Mullen’s properties — three that match the above description, as well as a detached duplex on another acre-plus lot — meet the county’s criteria for affordable housing, that lofty yet elusive goal of so many local development ordinances. But Mullen has had trouble even getting anyone to come out and visit the properties, let along plunk down an offer.

“My intention was to fix them up for people who need affordable housing in the Chapel Hill-Carrboro School District,” Mullen said.

He bought them in March of last year and finished construction in September.

Each house has been spiffed out with a new deck, bamboo floors, new bathrooms and a tile kitchen with new appliances.

The houses are near one another — three are on Fair Oaks Road, and the detached duplex is on Jo Mac Road — off Bethel Hickory Grove Church Road west of Carrboro.

The timing for putting them on the market couldn’t have been worse. The sub-prime mortgage fiasco was starting to unfurl and the housing market was starting to tank.

Mullen has been a real estate agent and broker for Weaver Street Realty for 15 years. His good intentions don’t surprise his colleagues, including Jay Parker, who has worked with Mullen at Weaver Street Realty for that entire time.

“What his personal goals have to do with is getting real estate and doing things that really improve it,” Parker said. “He bought some property off Arthur Minis Road and put in a large comprehensive restrictive easement, which calls for minimal development of a lot of land — 40 acres where only one house can be built.

“He is a steward of the land.”

As far as the four houses off Bethel Hickory Grove Church Road, Parker said, the properties had been rentals for years.

“He improved them enormously,” Parker said. “He wasn’t looking for maximal profit, only a modest profit.”

Early on, Mullen turned to the Orange Community Housing and Land Trust and spoke with Crystal Fisher, the sales manager.

“She was enthusiastic when I talked to her,” Mullen said.

Fisher said she put the information out, but “compared to the private market they are affordable, but not with our buyers.”

Fisher said that Orange Community Housing and Land Trust properties, including condos, townhouses and detached single-family homes, “range as low as $95,000. The highest price is $180,000. We help subsidize them. We want them to pay at or less than 30 percent of their income.”

Fisher said the Land Trust both trains homebuyers and finds subsidies for them.

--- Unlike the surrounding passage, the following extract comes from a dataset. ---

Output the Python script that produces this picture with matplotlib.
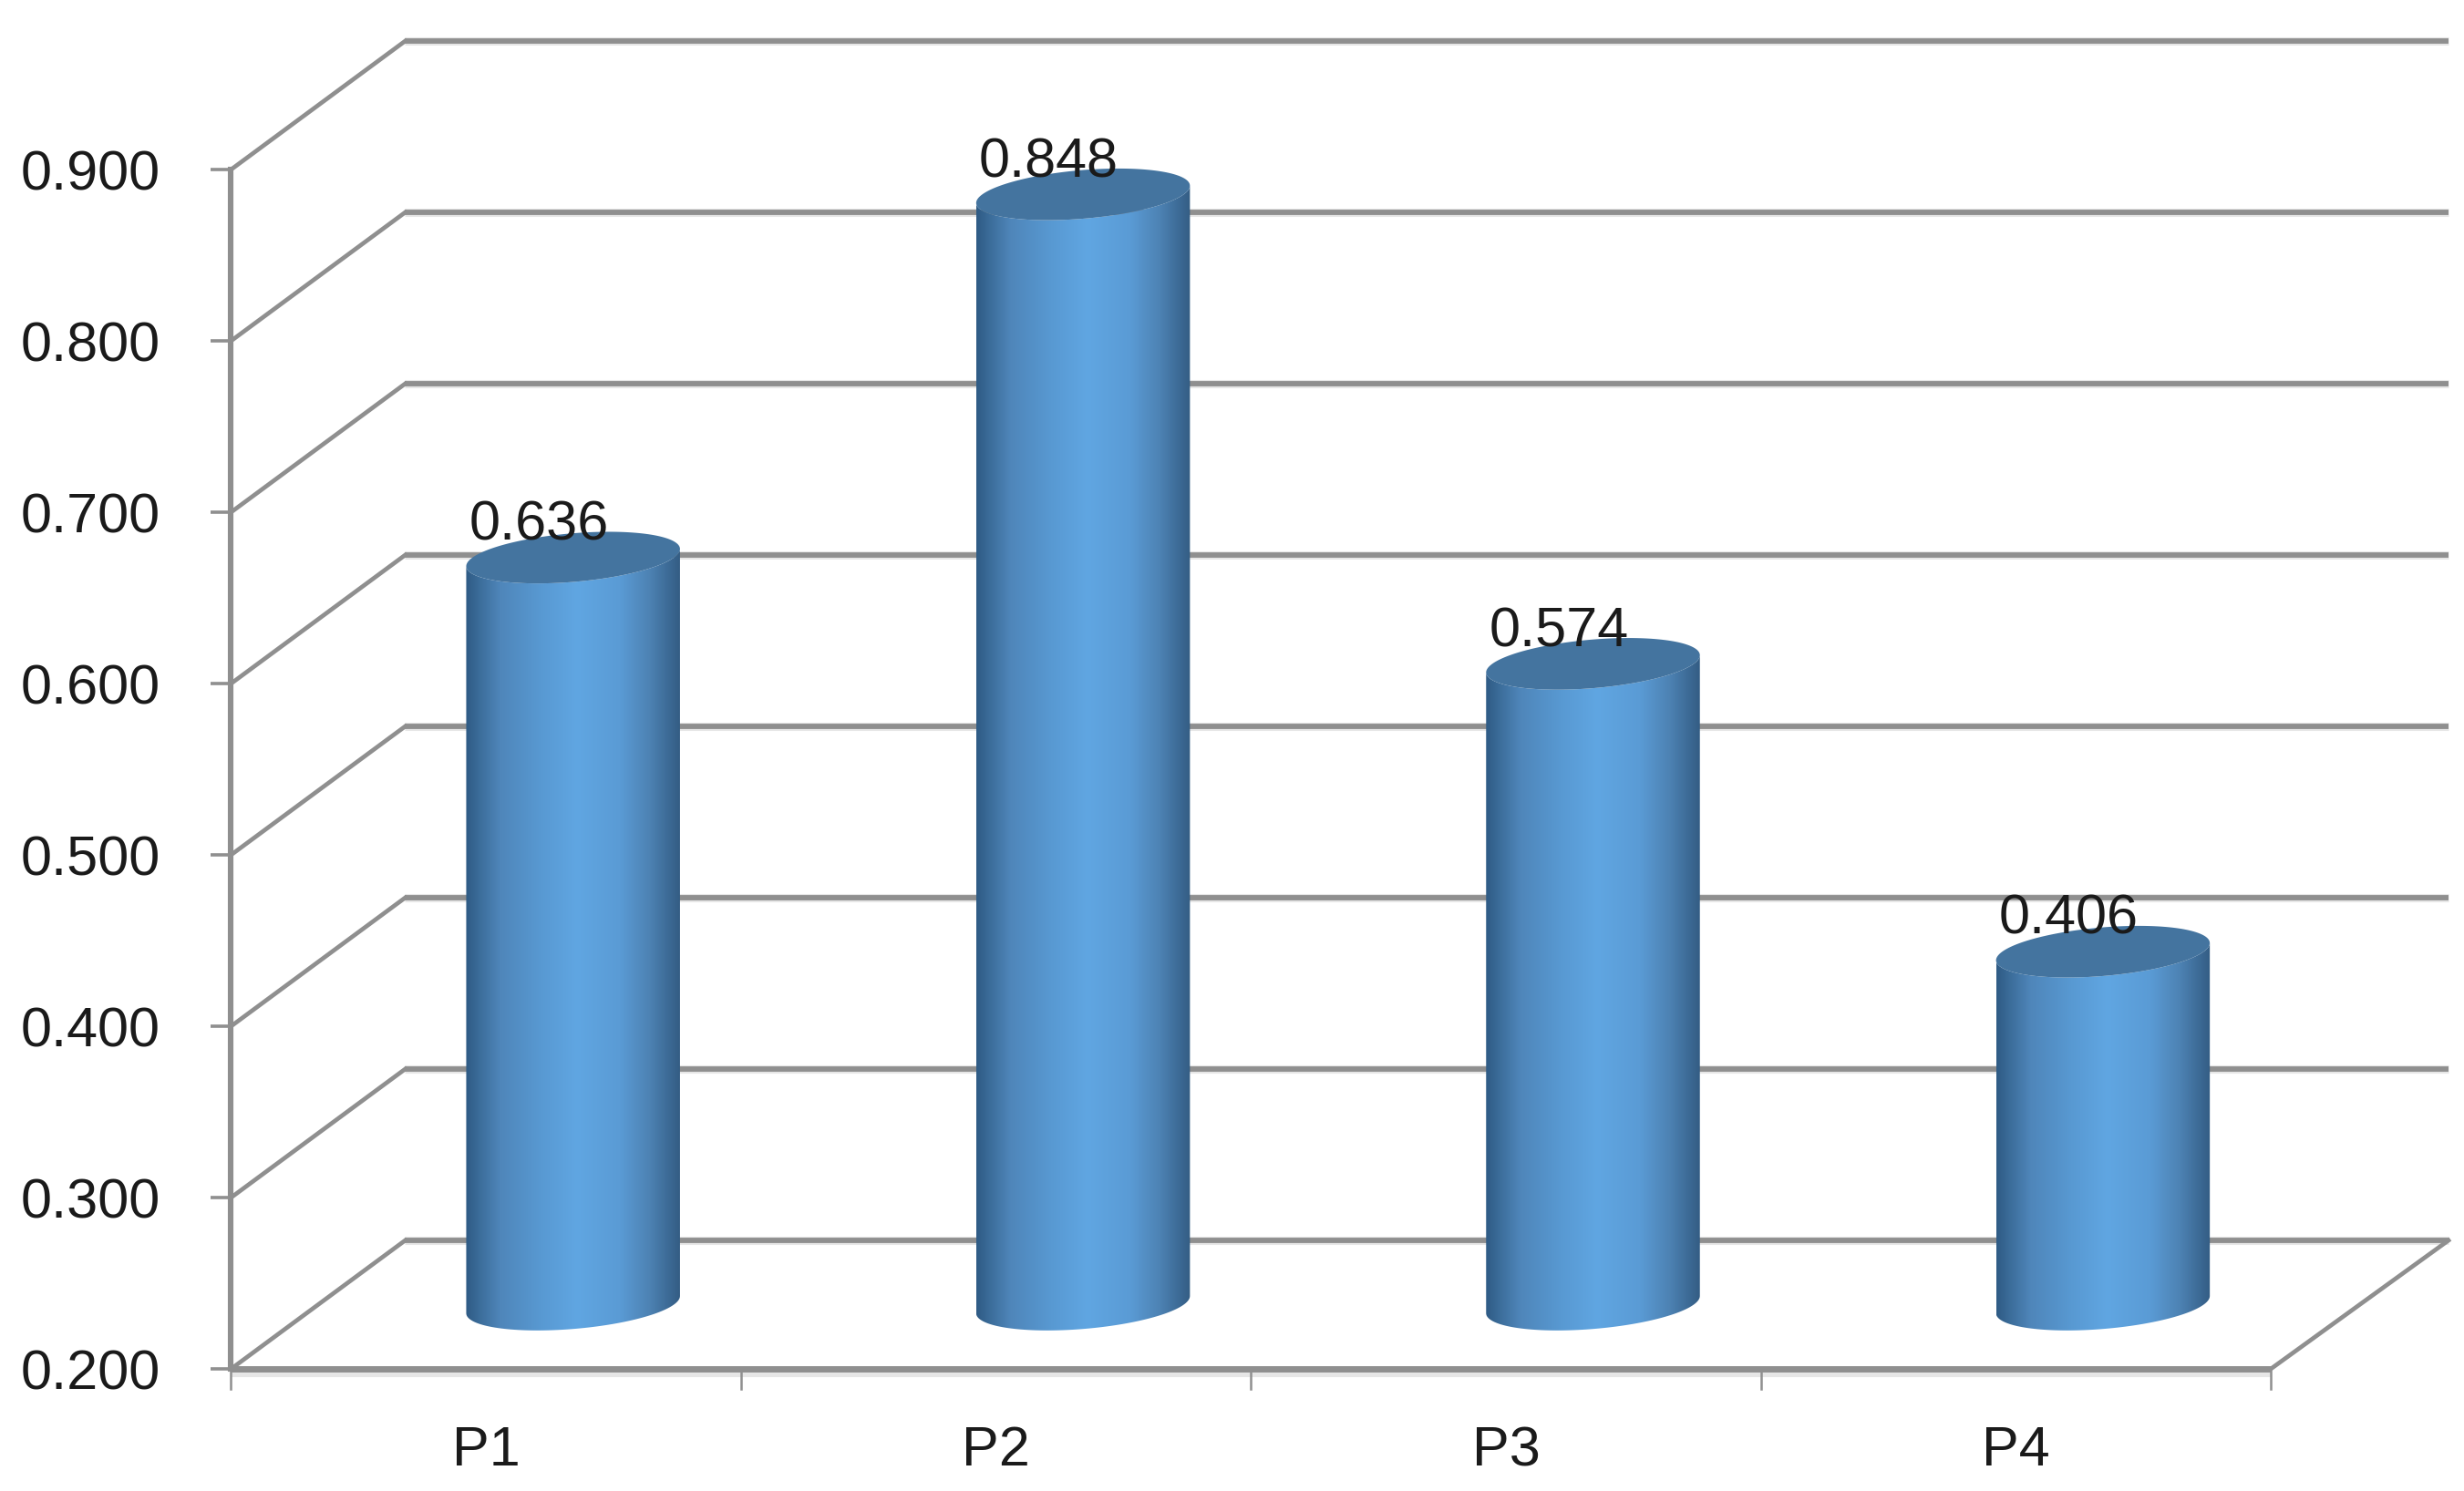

“Land Trust sales are doing surprising well,” she said. “Programs like this assist and provide subsidies. We don’t actually provide financing. But we do lower the cost to buyers. The Land Trust maintains permanent affordability.”

For Mullen, the price of his houses — under $175,000 and falling — compares favorably with those of the Orange Community Housing and Land Trust.

Mullen even tried to sell the houses in one unconventional forum: He put his houses into the mix on March 29 in an auction of Triangle-wide properties at the Airport Hilton in Research Triangle Park.

“Ten properties were to be auctioned,” said Mullen. “There were about 30 people there, but there were four bidders. None of the properties from Chapel Hill were even bid on.”

Mullen is thinking about further price cuts and is considering an on-site auction on April 22. But in a hopeful sign, while he was performing recent routine maintenance on the houses, two couples have stopped to inquire about buying them.

“It’s sad those houses are still sitting,” Fisher said. “People have a real fear of getting in over their heads. It’s a hardship on the Realtors working the private market.”

Parker said that while the Chapel Hill real estate market has not slowed nearly as much as it has elsewhere, it has slowed some.

“Our company as a whole is well-grounded,” he said. “But there is a smaller volume of calls coming in and a smaller volume of inventory, a smaller number of buyers. People are taking a little more of wait and see attitude about our nationwide economic situation.

“Our region is better than the rest of the country, and Chapel Hill better yet.”